À Madinat Jumeirat, quartier cinéphile de Dubai, on entend les chants d'oiseaux et les marteaux-piqueurs que les travailleurs indiens manipulent dans la fraîcheur du matin. Des gratte-ciels par centaines montent vers les nuages. En first-class dans le vol de Qatar Airways, un voyage sans pareil entre Alger et Dubai via Doha, ce fut un temps de longue méditation. Sur le cinéma algérien dont l'indiscutable élan des années 70 semble maintenant restauré. Honnis soient les intégristes qui ont poussé la culture algérienne à son long délabrement.
Au Festival de Dubaï, l'ambiance était tout à fait algérienne. On est d'abord surpris par cette ville sortie des sables, tous ces cargos en rade en attente d'être déchargés, toutes ces murailles de fer et d'acier qui s'élancent fièrement vers le ciel.

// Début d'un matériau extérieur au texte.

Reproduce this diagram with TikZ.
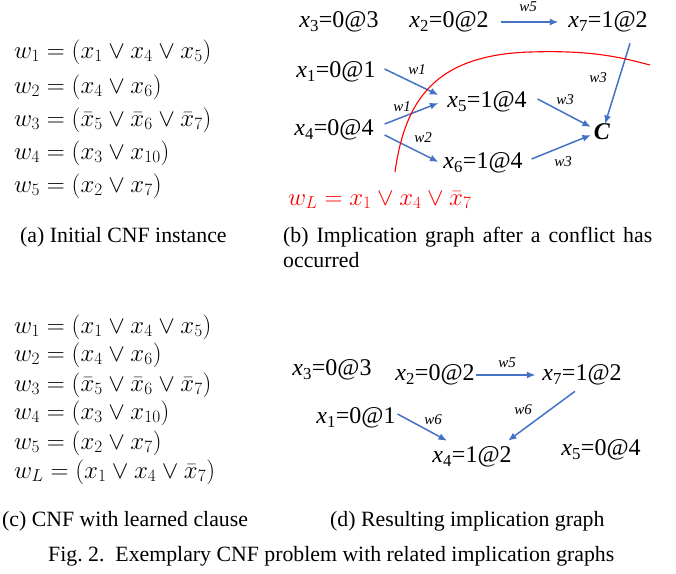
\documentclass[tikz,border=0pt]{standalone}
\usepackage{fontspec}
\setmainfont{Liberation Serif}
\usetikzlibrary{arrows.meta,calc}
\definecolor{arblue}{RGB}{68,114,196}
\newcommand\gvar[3]{\textit{x}\textsubscript{#1}=#2@#3}
\begin{document}
\begin{tikzpicture}[x=1pt,y=-1pt,
  gn/.style={inner sep=0pt, outer sep=0pt, font=\fontsize{24}{28}\selectfont},
  el/.style={font=\fontsize{15}{17}\selectfont\itshape, inner sep=0pt},
  ar/.style={draw=arblue, line width=1.5pt, -{Latex[length=8.5pt,width=7pt]}},
  captxt/.style={font=\fontsize{21.8}{25}\selectfont, inner sep=0pt, anchor=west},
  fa/.style={font=\fontsize{27}{30}\selectfont, inner sep=0pt, anchor=west},
  fc/.style={font=\fontsize{25}{28}\selectfont, inner sep=0pt, anchor=west}]
\useasboundingbox (0,0) rectangle (676,573);

% (a) formulas
\node[fa] (a1) at (14,52)  {$w_1 = (x_1 \vee x_4 \vee x_5)$};
\node[fa] (a2) at (14,87)  {$w_2 = (x_4 \vee x_6)$};
\node[fa] (a3) at (14,120) {$w_3 = (\bar{x}_5 \vee \bar{x}_6 \vee \bar{x}_7)$};
\node[fa] (a4) at (14,153) {$w_4 = (x_3 \vee x_{10})$};
\node[fa] (a5) at (14,186) {$w_5 = (x_2 \vee x_7)$};

% (b) graph
\node[gn] (b3) at (339,22)  {\gvar{3}{0}{3}};
\node[gn] (b2) at (449,22)  {\gvar{2}{0}{2}};
\node[gn] (b7) at (608,22)  {\gvar{7}{1}{2}};
\node[gn] (b1) at (336,72)  {\gvar{1}{0}{1}};
\node[gn] (b5) at (487,102) {\gvar{5}{1}{4}};
\node[gn] (b4) at (334,130) {\gvar{4}{0}{4}};
\node[gn] (bc) at (602,132) {\textbf{\textit{C}}};
\node[gn] (b6) at (483,163) {\gvar{6}{1}{4}};

\draw[ar] ([xshift=12pt]b2.east) -- ([xshift=-10pt]b7.west);
\draw[ar] ([xshift=9pt,yshift=3pt]b1.east) -- ([xshift=-9pt,yshift=7pt]b5.west);
\draw[ar] ([xshift=11pt,yshift=6pt]b4.east) -- ([xshift=-9pt,yshift=-1pt]b5.west);
\draw[ar] ([xshift=11pt,yshift=-5pt]b4.east) -- ([xshift=-5pt,yshift=1pt]b6.west);
\draw[ar] ([xshift=11pt,yshift=3pt]b5.east) -- ([xshift=-3pt,yshift=5pt]bc.west);
\draw[ar] ([xshift=9pt,yshift=4pt]b6.east) -- ([xshift=-3pt,yshift=-3pt]bc.west);
\draw[ar] ([xshift=22pt,yshift=-11pt]b7.south) -- ([xshift=3pt]bc.north);

\node[el] (lb5) at (528,7)   {w5};
\node[el] (lb1a) at (417,70) {w1};
\node[el] (lb1b) at (402,107) {w1};
\node[el] (lb2) at (423,138) {w2};
\node[el] (lb3a) at (565,100) {w3};
\node[el] (lb3b) at (563,162) {w3};
\node[el] (lb3c) at (598,78) {w3};

\coordinate (cs) at (395,172);
\coordinate (cm) at (530,52);
\coordinate (ce) at (650,65);
\draw[red, line width=1.1pt] (cs) .. controls (405,100) and (435,55) .. (cm)
  .. controls (590,50) and (620,57) .. (ce);
\node[fc, text=red] (wl) at (288,200) {$w_L = x_1 \vee x_4 \vee \bar{x}_7$};

% captions row 1
\node[captxt] (ca) at (20,237) {(a) Initial CNF instance};
\node[captxt] (cb) at (283,237) {\makebox[369pt][s]{(b) Implication graph after a conflict has}};
\node[captxt] (cb2) at (283,260) {occurred};

% (c) formulas
\node[fc] (c1) at (14,327) {$w_1 = (x_1 \vee x_4 \vee x_5)$};
\node[fc] (c2) at (14,355) {$w_2 = (x_4 \vee x_6)$};
\node[fc] (c3) at (14,385) {$w_3 = (\bar{x}_5 \vee \bar{x}_6 \vee \bar{x}_7)$};
\node[fc] (c4) at (14,413) {$w_4 = (x_3 \vee x_{10})$};
\node[fc] (c5) at (14,443) {$w_5 = (x_2 \vee x_7)$};
\node[fc] (c6) at (14,472) {$w_L = (x_1 \vee x_4 \vee \bar{x}_7)$};

% (d) graph
\node[gn] (d3) at (332,370) {\gvar{3}{0}{3}};
\node[gn] (d2) at (435,375) {\gvar{2}{0}{2}};
\node[gn] (d7) at (582,375) {\gvar{7}{1}{2}};
\node[gn] (d1) at (356,418) {\gvar{1}{0}{1}};
\node[gn] (d4) at (472,457) {\gvar{4}{1}{2}};
\node[gn] (d5) at (601,450) {\gvar{5}{0}{4}};

\draw[ar] ([xshift=1pt]d2.east) -- ([xshift=-7pt]d7.west);
\draw[ar] ([xshift=2pt,yshift=4pt]d1.east) -- ([xshift=-25pt,yshift=6pt]d4.north);
\draw[ar] ([xshift=-7pt,yshift=-6pt]d7.south) -- ([xshift=36pt,yshift=6pt]d4.north);

\node[el] (ld5) at (507,363) {w5};
\node[el] (ld6a) at (433,420) {w6};
\node[el] (ld6b) at (523,410) {w6};

% captions row 2
\node[captxt] (cc) at (2,521) {(c) CNF with learned clause};
\node[captxt] (cd) at (330,521) {(d) Resulting implication graph};
\node[captxt] (fig) at (48,556) {Fig.~2.\ \ Exemplary CNF problem with related implication graphs};
\end{tikzpicture}
\end{document}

Puis on voit dans les salles de Madinat Jumeirah et du Mall of Emirates, la ruée du public émirati vers les films et on comprend que Dubaï c'est aussi une cité de cinéma. Le festival charrie d'abord une quantité de films indiens. Dubai c'est un mini-Bollywood. Pour faire jusqu'à 800 films par an, l'Inde peut envoyer à Dubai quelques-uns. À l'heure de pointe, vers six heures, quand les chantiers se vident, les salles sont remplies d'Indiens. On voit à la chaîne le cinéma de genre, chantant, dansant, souvent époustouflant... Un cinéma qui risquait au festival de Dubai d'envoyer aux oubliettes toutes les fictions venues d'ailleurs. Or, en dernier ressort, le soir de la grande fête de clôture et de l'annonce du palmarès officiel : c'est Mascarades, le film de Lyes Salem, qui a coiffé tous les autres au poteau. Mascarades, grand prix ! Lyes Salem a vaincu tout seul Bollywood. La tribu (la nôtre) des critiques internationaux, globe-trotters infatigables, a aussi remis son prix à ce jeune conquistador algérien au pays du 7è art et dont l'ascension fulgurante atteindra un jour peut-être le sommet des Oscars. Qui sait ?

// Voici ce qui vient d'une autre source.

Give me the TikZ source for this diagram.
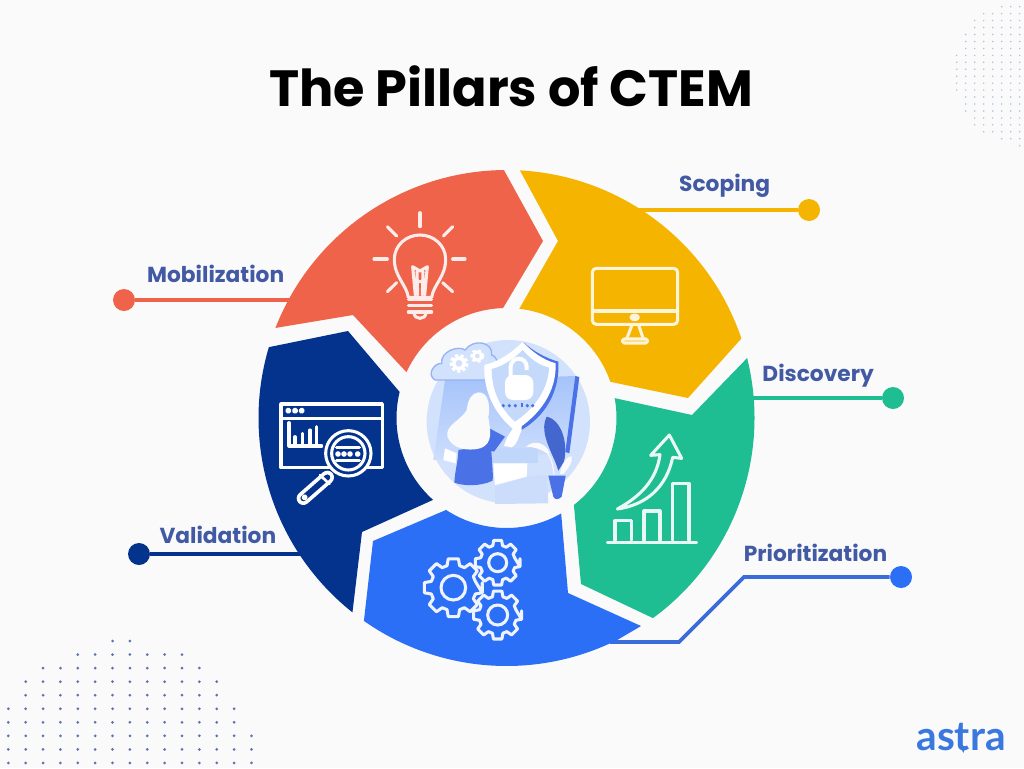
\documentclass[tikz,border=0pt]{standalone}
\usepackage{fontspec}
\setmainfont{Poppins}
\newfontfamily\logofont{Lato}
\usetikzlibrary{positioning}

\definecolor{paper}{HTML}{FAFAFB}
\definecolor{redseg}{HTML}{EE6349}
\definecolor{yellowseg}{HTML}{F5B400}
\definecolor{greenseg}{HTML}{1FBD92}
\definecolor{blueseg}{HTML}{2B6FF6}
\definecolor{navyseg}{HTML}{03338C}
\definecolor{labelblue}{HTML}{4259A3}
\definecolor{prioline}{HTML}{3A6CDC}
\definecolor{logoblue}{HTML}{3A78E0}
\definecolor{blob}{HTML}{D3E2FC}
\definecolor{panel}{HTML}{A5C3FA}
\definecolor{deepleaf}{HTML}{4A72E6}

\tikzset{
    hub/.style={shift={(506.5,418)}},
    pillar/.style={
        font=\bfseries\fontsize{16.3}{18}\selectfont,
        text=labelblue,
        inner sep=0pt
    },
    pin/.style={
        circle,
        fill=#1,
        inner sep=0pt,
        minimum size=16.5pt
    },
    stem/.style={draw=#1, line width=2.7pt},
    iconline/.style={draw=#1, line width=2.3pt, line join=round, line cap=round}
}

\newcommand{\gearicon}[4]{
    \begin{scope}[shift={(#1,#2)}]
      \draw[iconline=white!92!blueseg, fill=blueseg] (10:#3) foreach \a in {0,45,...,315} {
          -- (\a-10:#3) -- (\a+10:#3) -- (\a+16:#3*.78) -- (\a+29:#3*.78)
      } -- cycle;
      \draw[iconline=white!92!blueseg] (0,0) circle (#4);
    \end{scope}
}

\begin{document}
\begin{tikzpicture}[x=.75pt, y=-.75pt]
    \fill[paper] (0,0) rectangle (1024,768);
    \useasboundingbox (0,0) rectangle (1024,768);

    % dots, lower left
    \foreach \row/\from/\to in {0/6/7, 1/4/10, 2/2/11, 3/1/12, 4/1/12, 5/0/13, 6/0/13, 7/0/14, 8/0/14, 9/0/14}
      \foreach \k in {\from,...,\to}
        \fill[labelblue!85] (8.3+17.37*\k, 641+13.55*\row) circle (1.5);

    % dots, upper right
    \foreach \row/\from in {0/5, 1/3, 2/2, 3/2, 4/1, 5/1, 6/1, 7/0, 8/0, 9/0, 10/0, 11/0, 12/0, 13/1, 14/1, 15/1, 16/2, 17/2, 18/3, 19/5, 20/7}
      \foreach \k in {\from,...,7}
        \fill[labelblue!40] (956.7+9*\k, 6.7+6.95*\row) circle (.85);

    \node (title) at (511,86) {\bfseries\fontsize{38.2}{44}\selectfont The Pillars of CTEM};

    % pins and their labels
    \node (scopingpin) [pin=yellowseg] at (809,210) {};
    \node (discoverypin) [pin=greenseg] at (893,398) {};
    \node (prioritizationpin) [pin=blueseg] at (901,577) {};
    \node (validationpin) [pin=navyseg] at (139,554) {};
    \node (mobilizationpin) [pin=redseg] at (124,300) {};

    \coordinate (scopingend) at (630,210);
    \coordinate (discoveryend) at (745,398);
    \coordinate (priokneea) at (744,577);
    \coordinate (priokneeb) at (679,642);
    \coordinate (prioend) at (610,642);
    \coordinate (validationend) at (310,554);
    \coordinate (mobilizationend) at (300,300);

    \draw[stem=yellowseg] (scopingpin) -- (scopingend);
    \draw[stem=greenseg] (discoverypin) -- (discoveryend);
    \draw[stem=prioline] (prioritizationpin) -- (priokneea) -- (priokneeb) -- (prioend);
    \draw[stem=navyseg] (validationpin) -- (validationend);
    \draw[stem=redseg] (mobilizationpin) -- (mobilizationend);

    \node (scoping) [pillar, above left=3.2pt and 23pt of scopingpin] {Scoping};
    \node (discovery) [pillar, above left=1.8pt and 8.2pt of discoverypin] {Discovery};
    \node (prioritization) [pillar, above left=5.5pt and 4.2pt of prioritizationpin] {Prioritization};
    \node (validation) [pillar, above right=1.5pt and 9.2pt of validationpin] {Validation};
    \node (mobilization) [pillar, above right=6.7pt and 11.2pt of mobilizationpin] {Mobilization};

    % the five pillars
    \fill[redseg] ([hub]201.3:248) arc[start angle=201.3, end angle=269.4, radius=248]
        -- (543,241) -- ([hub]268.2:110) arc[start angle=268.2, end angle=204.6, radius=110]
        -- (353,315) -- cycle;
    \fill[yellowseg] ([hub]273.1:248) arc[start angle=273.1, end angle=341.3, radius=248]
        -- (688,398) -- ([hub]340.8:110) arc[start angle=340.8, end angle=276.7, radius=110]
        -- (558,241) -- cycle;
    \fill[greenseg] ([hub]346:248) arc[start angle=346, end angle=413.8, radius=248]
        -- (581,584) -- ([hub]52.2:110) arc[start angle=52.2, end angle=-10.4, radius=110]
        -- (692,415) -- cycle;
    \fill[blueseg] ([hub]63.2:248) arc[start angle=63.2, end angle=125.1, radius=248]
        -- (373,541) -- ([hub]123.3:110) arc[start angle=123.3, end angle=60.2, radius=110]
        -- (568,593) -- (641,626) -- cycle;
    \fill[navyseg] ([hub]128.4:248) arc[start angle=128.4, end angle=196.6, radius=248]
        -- (348,331) -- ([hub]193.7:110) arc[start angle=193.7, end angle=131.9, radius=110]
        -- (362,532) -- cycle;

    % bulb
    \begin{scope}[shift={(260,170)}, scale=1/3, every path/.style={iconline=white!88!redseg}]
      \draw (445,382) .. controls (440,345) and (403,320) .. (403,268)
          .. controls (403,225) and (440,195) .. (480,195)
          .. controls (520,195) and (557,225) .. (557,268)
          .. controls (557,320) and (520,345) .. (515,382) -- cycle;
      \draw (466,375) -- (458,290) -- (480,303) -- (502,290) -- (494,375) (471,305) -- (473,375) (489,305) -- (487,375) (472,335) -- (488,335);
      \draw (445,388) -- (515,388) (445,407) -- (515,407) (445,426) -- (515,426);
      \draw (462,430) .. controls (465,450) and (495,450) .. (498,430);
      \foreach \a/\b/\c/\d in {480/128/480/170, 382/170/410/198, 578/170/550/198, 342/267/382/267, 578/267/615/267, 382/365/410/338, 578/365/548/338}
        \draw (\a,\b) -- (\c,\d);
    \end{scope}

    % monitor
    \begin{scope}[shift={(510,170)}, scale=1/3, every path/.style={iconline=white!85!yellowseg}]
      \draw[rounded corners=3pt] (247,295) rectangle (503,463);
      \draw (247,423) -- (503,423);
      \draw (366,465) -- (350,507) (386,465) -- (400,507);
      \draw[rounded corners=1pt] (338,507) rectangle (412,519);
      \fill[white!85!yellowseg] (374,442) ellipse (11 and 7);
    \end{scope}

    % chart with arrow
    \begin{scope}[shift={(560,350)}, scale=1/3, every path/.style={iconline=white!90!greenseg}]
      \draw (142,577) -- (410,577);
      \draw (165,570) -- (165,512) -- (215,512) -- (215,570);
      \draw (252,570) -- (252,483) -- (300,483) -- (300,570);
      \draw (338,570) -- (338,400) -- (387,400) -- (387,570);
      \draw (172,477) .. controls (240,440) and (290,390) .. (300,314) -- (272,316) -- (328,255)
          -- (365,325) -- (338,322) .. controls (320,410) and (260,465) .. (172,477) -- cycle;
    \end{scope}

    % gears
    \begin{scope}[shift={(350,500)}, scale=1/3]
      \gearicon{310}{263}{88}{37}
      \gearicon{443}{188}{68}{27}
      \gearicon{443}{345}{73}{30}
    \end{scope}

    % window and magnifier
    \begin{scope}[shift={(120,320)}, scale=1/3, every path/.style={iconline=white}]
      \draw[line cap=butt] (483,252) rectangle (787,443);
      \draw (483,295) -- (787,295);
      \foreach \a in {505,525,545}
        \fill[white] (\a,272) circle (5);
      \draw (507,308) -- (507,378) -- (605,378);
      \foreach \a/\b in {525/350, 548/340, 570/330, 590/320}
        \draw (\a,\b) -- (\a,378);
      \draw[line width=10pt] (622,472) -- (550,535);
      \draw[draw=navyseg, line width=4.4pt] (622,472) -- (550,535);
      \fill[white] (554,532) circle (5);
      \draw[draw=white, line width=2pt] (600,465) -- (628,492);
      \draw[fill=navyseg] (685,400) circle (68);
      \draw (685,400) circle (50);
      \draw[line width=2.6pt] (650,382) -- (718,382) (650,422) -- (718,422);
      \foreach \a in {654,672,690,713}
        \fill[white] (\a,402) circle (4.5);
    \end{scope}

    % centre illustration
    \begin{scope}[shift={(390,320)}, scale=1/3]
      \fill[blob] (355,305) circle (245);
      \shade[top color=panel, bottom color=panel!55!white] (165,180) -- (558,168) -- (530,400) -- (130,420) -- cycle;
      \fill[deepleaf] (556,168) -- (568,171) -- (538,400) -- (526,396) -- cycle;
      % cloud
      \draw[fill=blob, draw=panel!80!deepleaf, line width=1pt] (135,180)
          .. controls (110,165) and (130,130) .. (155,130)
          .. controls (150,95) and (205,75) .. (225,90)
          .. controls (250,55) and (310,65) .. (305,105)
          .. controls (330,110) and (335,180) .. (305,180) -- cycle;
      \foreach \x/\y/\r/\w in {207/130/23/2.6pt, 262/108/17/2.1pt} {
        \draw[white, line width=\w, dash pattern=on 2.4pt off 1.6pt] (\x,\y) circle (\r);
        \draw[white, line width=\w] (\x,\y) circle (\r*.7);
      }
      % lower sheet
      \fill[blob!85!panel] (315,500) -- (412,470) -- (470,465) -- (475,550) -- (315,552) -- cycle;
      \fill[white] (310,430) -- (412,430) -- (410,470) -- (315,495) -- cycle;
      \fill[blob!60!panel] (302,385) -- (445,385) -- (445,430) -- (302,430) -- cycle;
      \fill[white] (165,385) -- (200,400) -- (197,430) -- (160,420) -- cycle;
      % shield
      \fill[deepleaf] (400,66) .. controls (430,95) and (470,115) .. (505,125)
          .. controls (510,210) and (470,290) .. (385,335) -- (375,330) -- cycle;
      \fill[white] (398,65) .. controls (365,100) and (325,125) .. (283,135)
          .. controls (280,210) and (310,280) .. (375,332)
          .. controls (450,285) and (500,215) .. (497,130)
          .. controls (460,120) and (425,95) .. (398,65) -- cycle;
      \fill[blob!70!panel] (398,90) .. controls (370,118) and (340,138) .. (305,147)
          .. controls (305,210) and (330,265) .. (375,305)
          .. controls (435,265) and (475,205) .. (477,143)
          .. controls (445,135) and (420,115) .. (398,90) -- cycle;
      \draw[white, line width=3pt] (362,170) -- (362,140) arc[start angle=180, end angle=360, radius=24] -- (410,150);
      \fill[white, rounded corners=6] (345,165) rectangle (430,240);
      \foreach \a in {340,358,376,412,428}
        \fill[deepleaf] (\a,257) circle (5.5);
      \draw[deepleaf, line width=.8pt] (392,251) -- (396,251) -- (396,262);
      % woman
      \fill[deepleaf] (298,325) -- (345,350) -- (312,395) -- (270,385) -- cycle;
      \fill[white] (342,378) .. controls (350,350) and (365,325) .. (395,300) -- (395,330) .. controls (385,350) and (385,370) .. (365,382) -- cycle;
      \fill[deepleaf] (205,390) -- (303,375) .. controls (305,420) and (310,455) .. (308,482)
          .. controls (270,500) and (220,498) .. (193,488) .. controls (195,450) and (205,420) .. (205,390) -- cycle;
      \fill[paper] (265,217) .. controls (300,215) and (300,270) .. (295,290)
          .. controls (300,330) and (312,370) .. (270,385)
          .. controls (230,395) and (185,385) .. (172,350)
          .. controls (165,315) and (215,300) .. (230,270)
          .. controls (235,235) and (245,220) .. (265,217) -- cycle;
      % plant
      \fill[deepleaf!90!black] (470,290) .. controls (515,300) and (535,370) .. (522,425)
          -- (505,452) .. controls (490,400) and (445,340) .. (470,290) -- cycle;
      \fill[paper] (408,380) .. controls (430,360) and (465,365) .. (480,400) -- (470,400)
          .. controls (450,385) and (425,380) .. (408,380) -- cycle;
      \draw[paper, line width=.8pt] (470,395) .. controls (485,415) and (490,440) .. (492,465);
      \fill[paper] (510,462) .. controls (515,430) and (530,410) .. (545,408) .. controls (550,425) and (535,445) .. (520,462) -- cycle;
      \fill[deepleaf] (475,467) -- (527,467) -- (515,530) .. controls (505,540) and (495,540) .. (490,530) -- cycle;
    \end{scope}

    % logo
    \node (logo) [text=logoblue, inner sep=0pt] at (961,737) {\logofont\bfseries\fontsize{30.5}{34}\selectfont astra};
    \fill[logoblue] (960.5,746) -- (966,746) -- (963.2,753) -- cycle;
\end{tikzpicture}
\end{document}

Le cinéma algérien a donc soufflé en rafales au 5è Festival du film de Dubai. Dans la luxueuse galerie marchande The Hall Of Emirates où crèchent au moins huit salles de cinéma, le public a vu aussi Benboulaid (Rachedi), La Chine est encore loin (Bensmail), Adhen (Zaimèche), ce dernier s'en est tiré avec deux prix. Imperturbables, malgré la crise économique mondiale, les Émiratis construisent des tours qui font baver de convoitise le monde entier. Mais ils font aussi des studios de cinéma. On a bu un thé dans l'immense structure d'un studio en finition, déjà high-tech. Au fil des prochains mois, les jeunes cinéastes émiratis vont y tenter leur chance.
Tout est possible à Dubai, même une prochaine vague de production de longs métrages. Jusque là, seuls des films courts ont été réalisés.
Étrange paradoxe : le cinéma émirati (qui n'existe pas encore) donne beaucoup d'argent aux autres pays (arabes surtout) pour développer leurs cinémas.
Une structure, Dubai Connexion, créé par le festival, choisit parmi les projets les scénarios les plus méritants. Le système ne tourne cependant pas à vide, en pure perte : puisque les films faits avec l'aide de Dubai retournent au festival, dans le programme et au marché du film. La boucle est bouclée.